You can also use the SPARQL-Manager and run customized SPARQL queries against the Virtuoso RDF triple store that is synchronized with the CKAN repository.
Looking for information and data on the portal
Datasets can be exported to WMS, WFS, KML, HTML, Excel, PDF, XML, JSON, RSS, GML, SVG, SHP, PNG, JPEG, GIF, RDF-XML, RDF-Turtle, RDF-N3, OCTET STREAM, JSON-LD and Atom.
The European Data Portal contains different search engines which have different behaviors:
- In the page header, the 'Search' link and the 'Portal Search' box provide results only from editorial content (articles, main menu content etc.).

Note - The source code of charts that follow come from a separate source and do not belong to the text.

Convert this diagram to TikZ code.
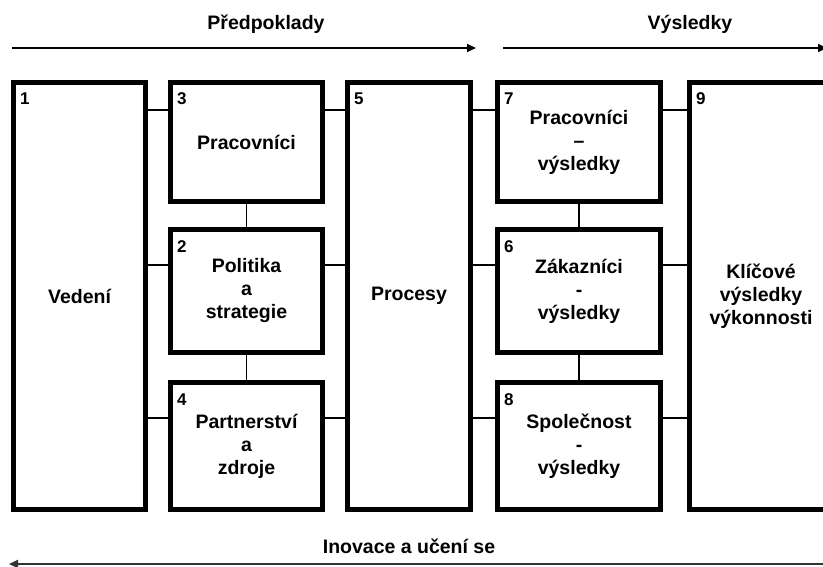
\documentclass[tikz,border=0pt]{standalone}
\usepackage{fontspec}
\setmainfont{Liberation Sans}
\usetikzlibrary{arrows.meta}

\begin{document}
\begin{tikzpicture}[x=1pt, y=-1pt,
    box/.style={draw, line width=5pt, minimum width=#1, inner sep=2pt, align=center,
        font=\fontsize{19.5}{23}\selectfont\bfseries},
    num/.style={anchor=base west, inner sep=0pt, font=\fontsize{17}{17}\selectfont\bfseries},
    link/.style={line width=1.3pt},
    flow/.style={line width=1.8pt, -{Triangle[length=9pt,width=8pt]}},
    head/.style={font=\fontsize{19.5}{22}\selectfont\bfseries}]
        \clip (0,0) rectangle (823,567);

        % boxes
        \node[box=132, minimum height=427] (vedeni) at (79.5,296) {Vedení};
        \node[box=152, minimum height=119] (pracovnici) at (246.5,142) {Pracovníci};
        \node[box=152, minimum height=123] (politika) at (246.5,291) {Politika\\a\\strategie};
        \node[box=152, minimum height=127] (partnerstvi) at (246.5,446) {Partnerství\\a\\zdroje};
        \node[box=123, minimum height=427] (procesy) at (409,296) {Procesy};
        \node[box=163, minimum height=119] (pracvysl) at (579,142) {Pracovníci\\–\\výsledky};
        \node[box=163, minimum height=123] (zakvysl) at (579,291) {Zákazníci\\-\\výsledky};
        \node[box=163, minimum height=127] (spolvysl) at (579,446) {Společnost\\-\\výsledky};
        \node[box=143, minimum height=427] (klicove) at (761,296) {Klíčové\\výsledky\\výkonnosti};

        % numbers
        \foreach \b/\n in {vedeni/1, pracovnici/3, politika/2, partnerstvi/4, procesy/5,
                pracvysl/7, zakvysl/6, spolvysl/8, klicove/9}
            \node[num] (num\n) at ([shift={(9,25)}]\b.north west) {\n};

        % links
        \coordinate (row1) at (0,110);
        \coordinate (row2) at (0,265);
        \coordinate (row3) at (0,418);
        \foreach \r/\a/\b in {row1/pracovnici/pracvysl, row2/politika/zakvysl, row3/partnerstvi/spolvysl} {
            \draw[link] (vedeni.east |- \r) -- (\a.west |- \r);
            \draw[link] (\a.east |- \r) -- (procesy.west |- \r);
            \draw[link] (procesy.east |- \r) -- (\b.west |- \r);
            \draw[link] (\b.east |- \r) -- (klicove.west |- \r);
        }
        \draw[link] (pracovnici.south) -- (politika.north);
        \draw[link] (politika.south) -- (partnerstvi.north);
        \draw[link] (pracvysl.south) -- (zakvysl.north);
        \draw[link] (zakvysl.south) -- (spolvysl.north);

        % arrows
        \coordinate (pa) at (12,48);
        \coordinate (pb) at (476,48);
        \coordinate (va) at (503,48);
        \coordinate (vb) at (827,48);
        \coordinate (ia) at (827,564);
        \coordinate (ib) at (9,564);
        \draw[flow] (pa) -- (pb);
        \draw[flow] (va) -- (vb);
        \draw[flow, black!80] (ia) -- (ib);
        \node[head] (predpoklady) at (266,24) {Předpoklady};
        \node[head] (vysledky) at (690,24) {Výsledky};
        \node[head] (inovace) at (409,546) {Inovace a učení se};
    \end{tikzpicture}
\end{document}
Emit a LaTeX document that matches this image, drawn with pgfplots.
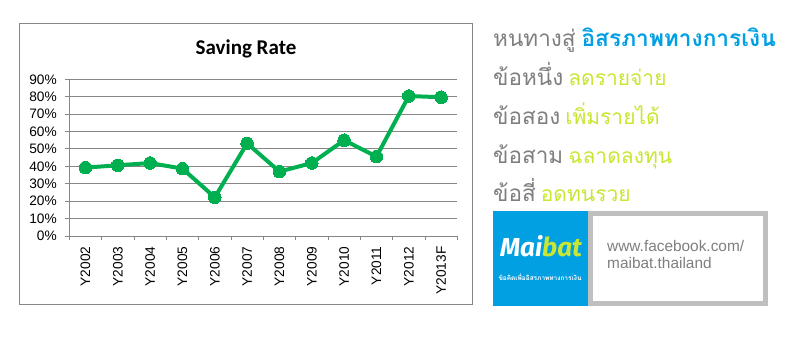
\documentclass[border=0pt]{standalone}
\usepackage{pgfplots}
\pgfplotsset{compat=1.18}
\usepackage{fontspec}
\setmainfont{Liberation Sans}
\newfontfamily\carlito{Carlito}
\newfontfamily\thaifont[Script=Thai]{Loma}
\newfontfamily\logofont{Fira Sans}
\definecolor{xlgreen}{HTML}{00B050}
\definecolor{gridgray}{HTML}{868686}
\definecolor{txtgray}{HTML}{7F7F7F}
\definecolor{thblue}{HTML}{00A0E3}
\definecolor{thgreen}{HTML}{C8E632}
\definecolor{boxgray}{HTML}{BFBFBF}
\newcommand{\gr}[1]{\textcolor{txtgray}{\fontsize{22.5}{28}\selectfont #1}}
\newcommand{\gn}[1]{\textcolor{thgreen}{\fontsize{21}{28}\selectfont #1}}
\begin{document}
\begin{tikzpicture}
\fill[white] (0pt,0pt) rectangle (786pt,345pt);
% chart frame
\draw[gridgray, line width=0.9pt] (19.5pt,40.7pt) rectangle (472.3pt,321.7pt);
\node[font=\carlito\bfseries\fontsize{21}{24}\selectfont] at (246pt,296pt) {Saving Rate};
\begin{axis}[at={(69.3pt,109pt)}, anchor=south west, scale only axis,
  width=388pt, height=156.7pt,
  xmin=-0.5, xmax=11.5, ymin=0, ymax=90,
  axis lines*=left,
  axis line style={draw=gridgray, line width=0.9pt},
  ymajorgrids, grid style={gridgray, line width=0.9pt},
  ytick={0,10,...,90},
  yticklabels={0\%,10\%,20\%,30\%,40\%,50\%,60\%,70\%,80\%,90\%},
  xtick={-0.5,0.5,...,11.5}, xticklabels={},
  extra x ticks={0,1,...,11},
  extra x tick labels={Y2002,Y2003,Y2004,Y2005,Y2006,Y2007,Y2008,Y2009,Y2010,Y2011,Y2012,Y2013F},
  extra x tick style={major tick length=0pt, grid=none, xticklabel style={rotate=90, anchor=east}, xticklabel shift=7pt},
  tick align=outside, major tick length=4pt,
  tick style={draw=gridgray, line width=0.9pt},
  ticklabel style={font=\fontsize{13.7}{16}\selectfont, text=black},
  yticklabel shift=5pt,
  clip=false,
]
\addplot[color=xlgreen, line width=4pt, line join=round, mark=*, mark size=6.3pt,
  mark options={fill=xlgreen, draw=xlgreen, line width=0pt}]
  coordinates {(0,39.3) (1,40.6) (2,41.9) (3,38.7) (4,22.2) (5,53.2) (6,37.0) (7,41.9) (8,55.0) (9,45.6) (10,80.4) (11,79.7)};
\end{axis}
% Thai text
\begin{scope}[every node/.style={anchor=base west, inner sep=0pt}]
\node at (493pt,298pt) {\thaifont\gr{หนทางสู่}\hspace{6pt}\textcolor{thblue}{\fontsize{22.7}{28}\selectfont\bfseries อิสรภาพทางการเงิน}};
\node at (493pt,259pt) {\thaifont\gr{ข้อหนึ่ง}\hspace{5pt}\gn{ลดรายจ่าย}};
\node at (493pt,220pt) {\thaifont\gr{ข้อสอง}\hspace{5pt}\gn{เพิ่มรายได้}};
\node at (493pt,181pt) {\thaifont\gr{ข้อสาม}\hspace{5pt}\gn{ฉลาดลงทุน}};
\node at (493pt,143pt) {\thaifont\gr{ข้อสี่}\hspace{5pt}\gn{อดทนรวย}};
\end{scope}
% logo
\fill[thblue] (493pt,39pt) rectangle (588pt,134pt);
\node at (541pt,99pt) {\logofont\bfseries\itshape\fontsize{26}{30}\selectfont\textcolor{white}{Mai}\textcolor{thgreen}{bat}};
\node[text=white] at (540pt,68pt) {\thaifont\bfseries\fontsize{6.5}{8}\selectfont ข้อคิดเพื่ออิสรภาพทางการเงิน};
% url box
\fill[boxgray] (588pt,39pt) rectangle (768pt,134pt);
\fill[white] (593pt,44pt) rectangle (763pt,129pt);
\node[anchor=base west, inner sep=0pt, text=txtgray] at (607pt,93pt) {\fontsize{15.4}{17}\selectfont www.facebook.com/};
\node[anchor=base west, inner sep=0pt, text=txtgray] at (607pt,76pt) {\fontsize{15.4}{17}\selectfont maibat.thailand};
\end{tikzpicture}
\end{document}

Example: If you are looking for articles or reports on the portal about the economic value of Open Data, you can search here for "economic value".
- In the middle of the homepage, the ‘Search Datasets’ provides results from all the datasets. It is possible to refine the results with the leftside bar by applying faceted filters.
Example: If you are looking for datasets about pollution, you can search here for "pollution".
- On the 'Datasets' page, the 'Search datasets' provides results from all the datasets. It is possible to refine the results with the leftside bar by applying faceted filters.
Example: If you are looking for datasets in a format you can do data analysis, you can search here for "pollution" and then select the format "CSV" in the leftside bar.
- On the 'Catalogues' page, the 'Search catalogues' provides only results related to catalogues (e.g. search for catalogues by country name, catalogue name etc.).
Example: If you are looking for datasets from Spain, you can search here for "spain".